**Task goal:**
Word for word, print each line of the listing below; pictures stay out.

**Data section:**
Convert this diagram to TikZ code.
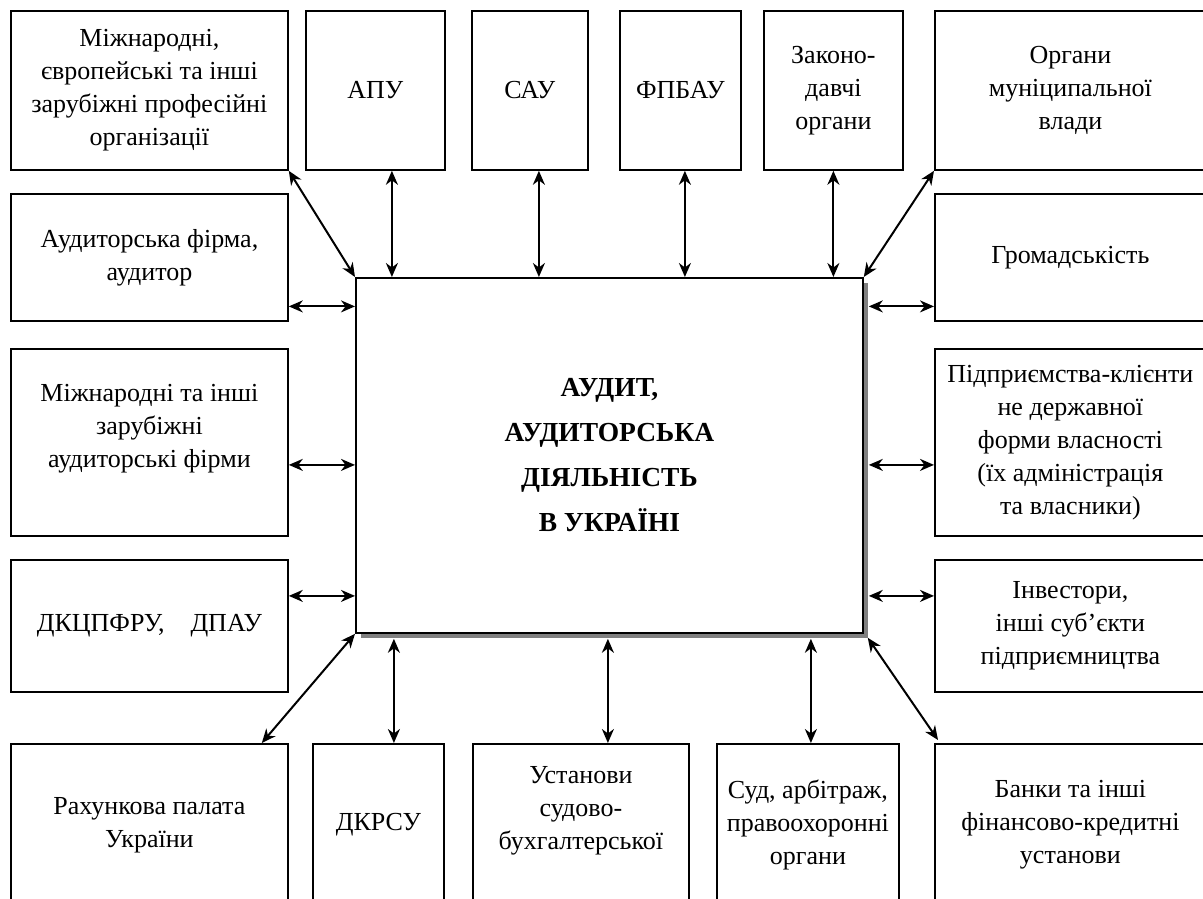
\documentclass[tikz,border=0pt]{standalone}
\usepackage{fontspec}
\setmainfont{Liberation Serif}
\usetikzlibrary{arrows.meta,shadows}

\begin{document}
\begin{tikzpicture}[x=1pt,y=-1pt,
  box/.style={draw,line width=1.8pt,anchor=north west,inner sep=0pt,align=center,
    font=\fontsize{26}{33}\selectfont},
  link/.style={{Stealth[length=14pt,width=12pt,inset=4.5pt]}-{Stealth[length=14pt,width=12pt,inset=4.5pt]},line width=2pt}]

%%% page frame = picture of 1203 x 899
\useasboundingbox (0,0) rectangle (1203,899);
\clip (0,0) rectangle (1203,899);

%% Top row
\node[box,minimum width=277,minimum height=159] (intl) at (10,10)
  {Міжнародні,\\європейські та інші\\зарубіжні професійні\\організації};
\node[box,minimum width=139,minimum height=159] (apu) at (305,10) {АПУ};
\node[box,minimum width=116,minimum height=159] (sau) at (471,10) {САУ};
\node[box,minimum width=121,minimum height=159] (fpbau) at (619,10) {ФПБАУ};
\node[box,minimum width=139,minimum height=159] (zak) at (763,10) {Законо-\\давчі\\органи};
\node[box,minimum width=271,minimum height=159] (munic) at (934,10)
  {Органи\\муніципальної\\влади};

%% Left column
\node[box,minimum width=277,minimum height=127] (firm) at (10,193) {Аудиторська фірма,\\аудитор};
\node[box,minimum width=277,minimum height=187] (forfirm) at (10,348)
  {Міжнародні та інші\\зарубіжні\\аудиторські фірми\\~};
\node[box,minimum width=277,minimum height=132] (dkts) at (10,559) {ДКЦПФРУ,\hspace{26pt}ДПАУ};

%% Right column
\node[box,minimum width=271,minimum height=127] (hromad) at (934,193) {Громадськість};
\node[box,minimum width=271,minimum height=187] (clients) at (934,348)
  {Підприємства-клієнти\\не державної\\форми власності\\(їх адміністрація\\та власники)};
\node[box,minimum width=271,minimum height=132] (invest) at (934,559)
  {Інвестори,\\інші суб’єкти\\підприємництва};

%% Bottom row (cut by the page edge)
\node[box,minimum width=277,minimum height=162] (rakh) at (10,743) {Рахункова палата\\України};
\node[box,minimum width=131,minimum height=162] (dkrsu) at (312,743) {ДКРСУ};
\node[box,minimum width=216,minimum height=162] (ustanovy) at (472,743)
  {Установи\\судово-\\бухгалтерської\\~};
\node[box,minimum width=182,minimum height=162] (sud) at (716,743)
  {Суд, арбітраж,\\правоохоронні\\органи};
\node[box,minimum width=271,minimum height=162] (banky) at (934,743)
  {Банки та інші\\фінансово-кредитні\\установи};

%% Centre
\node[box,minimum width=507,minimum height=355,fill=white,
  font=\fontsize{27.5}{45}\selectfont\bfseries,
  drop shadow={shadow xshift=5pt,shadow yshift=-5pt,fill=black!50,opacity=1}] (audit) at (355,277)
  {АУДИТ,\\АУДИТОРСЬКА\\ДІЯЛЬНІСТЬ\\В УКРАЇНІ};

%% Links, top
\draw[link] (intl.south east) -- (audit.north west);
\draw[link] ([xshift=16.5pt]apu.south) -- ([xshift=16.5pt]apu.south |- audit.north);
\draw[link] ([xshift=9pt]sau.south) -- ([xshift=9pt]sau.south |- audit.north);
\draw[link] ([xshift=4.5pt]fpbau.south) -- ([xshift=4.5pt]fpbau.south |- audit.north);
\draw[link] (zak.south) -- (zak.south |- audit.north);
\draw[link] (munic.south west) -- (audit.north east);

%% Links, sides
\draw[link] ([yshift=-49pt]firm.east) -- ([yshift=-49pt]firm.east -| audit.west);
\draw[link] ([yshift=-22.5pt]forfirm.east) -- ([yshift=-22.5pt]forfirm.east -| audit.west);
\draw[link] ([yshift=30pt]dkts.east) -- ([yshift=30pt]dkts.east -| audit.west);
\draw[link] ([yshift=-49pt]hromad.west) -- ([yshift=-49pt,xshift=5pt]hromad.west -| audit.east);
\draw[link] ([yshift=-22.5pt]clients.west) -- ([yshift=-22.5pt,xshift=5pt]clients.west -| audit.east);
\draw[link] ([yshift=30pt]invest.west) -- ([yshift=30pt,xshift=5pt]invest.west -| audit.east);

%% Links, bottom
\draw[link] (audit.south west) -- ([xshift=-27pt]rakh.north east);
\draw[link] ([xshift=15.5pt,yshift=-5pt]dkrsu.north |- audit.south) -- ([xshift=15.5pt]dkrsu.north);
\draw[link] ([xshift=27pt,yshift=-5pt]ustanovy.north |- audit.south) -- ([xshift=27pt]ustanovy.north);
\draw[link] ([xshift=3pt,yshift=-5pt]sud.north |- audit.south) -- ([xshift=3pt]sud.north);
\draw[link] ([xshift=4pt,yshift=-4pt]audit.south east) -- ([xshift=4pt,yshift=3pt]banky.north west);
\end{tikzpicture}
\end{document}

**Result of the task:**
Convert this diagram to TikZ code.
\documentclass[tikz,border=0pt]{standalone}
\usepackage{fontspec}
\setmainfont{Liberation Serif}
\usetikzlibrary{arrows.meta,shadows}

\begin{document}
\begin{tikzpicture}[x=1pt,y=-1pt,
  box/.style={draw,line width=1.8pt,anchor=north west,inner sep=0pt,align=center,
    font=\fontsize{26}{33}\selectfont},
  link/.style={{Stealth[length=14pt,width=12pt,inset=4.5pt]}-{Stealth[length=14pt,width=12pt,inset=4.5pt]},line width=2pt}]

%%% page frame = picture of 1203 x 899
\useasboundingbox (0,0) rectangle (1203,899);
\clip (0,0) rectangle (1203,899);

%% Top row
\node[box,minimum width=277,minimum height=159] (intl) at (10,10)
  {Міжнародні,\\європейські та інші\\зарубіжні професійні\\організації};
\node[box,minimum width=139,minimum height=159] (apu) at (305,10) {АПУ};
\node[box,minimum width=116,minimum height=159] (sau) at (471,10) {САУ};
\node[box,minimum width=121,minimum height=159] (fpbau) at (619,10) {ФПБАУ};
\node[box,minimum width=139,minimum height=159] (zak) at (763,10) {Законо-\\давчі\\органи};
\node[box,minimum width=271,minimum height=159] (munic) at (934,10)
  {Органи\\муніципальної\\влади};

%% Left column
\node[box,minimum width=277,minimum height=127] (firm) at (10,193) {Аудиторська фірма,\\аудитор};
\node[box,minimum width=277,minimum height=187] (forfirm) at (10,348)
  {Міжнародні та інші\\зарубіжні\\аудиторські фірми\\~};
\node[box,minimum width=277,minimum height=132] (dkts) at (10,559) {ДКЦПФРУ,\hspace{26pt}ДПАУ};

%% Right column
\node[box,minimum width=271,minimum height=127] (hromad) at (934,193) {Громадськість};
\node[box,minimum width=271,minimum height=187] (clients) at (934,348)
  {Підприємства-клієнти\\не державної\\форми власності\\(їх адміністрація\\та власники)};
\node[box,minimum width=271,minimum height=132] (invest) at (934,559)
  {Інвестори,\\інші суб’єкти\\підприємництва};

%% Bottom row (cut by the page edge)
\node[box,minimum width=277,minimum height=162] (rakh) at (10,743) {Рахункова палата\\України};
\node[box,minimum width=131,minimum height=162] (dkrsu) at (312,743) {ДКРСУ};
\node[box,minimum width=216,minimum height=162] (ustanovy) at (472,743)
  {Установи\\судово-\\бухгалтерської\\~};
\node[box,minimum width=182,minimum height=162] (sud) at (716,743)
  {Суд, арбітраж,\\правоохоронні\\органи};
\node[box,minimum width=271,minimum height=162] (banky) at (934,743)
  {Банки та інші\\фінансово-кредитні\\установи};

%% Centre
\node[box,minimum width=507,minimum height=355,fill=white,
  font=\fontsize{27.5}{45}\selectfont\bfseries,
  drop shadow={shadow xshift=5pt,shadow yshift=-5pt,fill=black!50,opacity=1}] (audit) at (355,277)
  {АУДИТ,\\АУДИТОРСЬКА\\ДІЯЛЬНІСТЬ\\В УКРАЇНІ};

%% Links, top
\draw[link] (intl.south east) -- (audit.north west);
\draw[link] ([xshift=16.5pt]apu.south) -- ([xshift=16.5pt]apu.south |- audit.north);
\draw[link] ([xshift=9pt]sau.south) -- ([xshift=9pt]sau.south |- audit.north);
\draw[link] ([xshift=4.5pt]fpbau.south) -- ([xshift=4.5pt]fpbau.south |- audit.north);
\draw[link] (zak.south) -- (zak.south |- audit.north);
\draw[link] (munic.south west) -- (audit.north east);

%% Links, sides
\draw[link] ([yshift=-49pt]firm.east) -- ([yshift=-49pt]firm.east -| audit.west);
\draw[link] ([yshift=-22.5pt]forfirm.east) -- ([yshift=-22.5pt]forfirm.east -| audit.west);
\draw[link] ([yshift=30pt]dkts.east) -- ([yshift=30pt]dkts.east -| audit.west);
\draw[link] ([yshift=-49pt]hromad.west) -- ([yshift=-49pt,xshift=5pt]hromad.west -| audit.east);
\draw[link] ([yshift=-22.5pt]clients.west) -- ([yshift=-22.5pt,xshift=5pt]clients.west -| audit.east);
\draw[link] ([yshift=30pt]invest.west) -- ([yshift=30pt,xshift=5pt]invest.west -| audit.east);

%% Links, bottom
\draw[link] (audit.south west) -- ([xshift=-27pt]rakh.north east);
\draw[link] ([xshift=15.5pt,yshift=-5pt]dkrsu.north |- audit.south) -- ([xshift=15.5pt]dkrsu.north);
\draw[link] ([xshift=27pt,yshift=-5pt]ustanovy.north |- audit.south) -- ([xshift=27pt]ustanovy.north);
\draw[link] ([xshift=3pt,yshift=-5pt]sud.north |- audit.south) -- ([xshift=3pt]sud.north);
\draw[link] ([xshift=4pt,yshift=-4pt]audit.south east) -- ([xshift=4pt,yshift=3pt]banky.north west);
\end{tikzpicture}
\end{document}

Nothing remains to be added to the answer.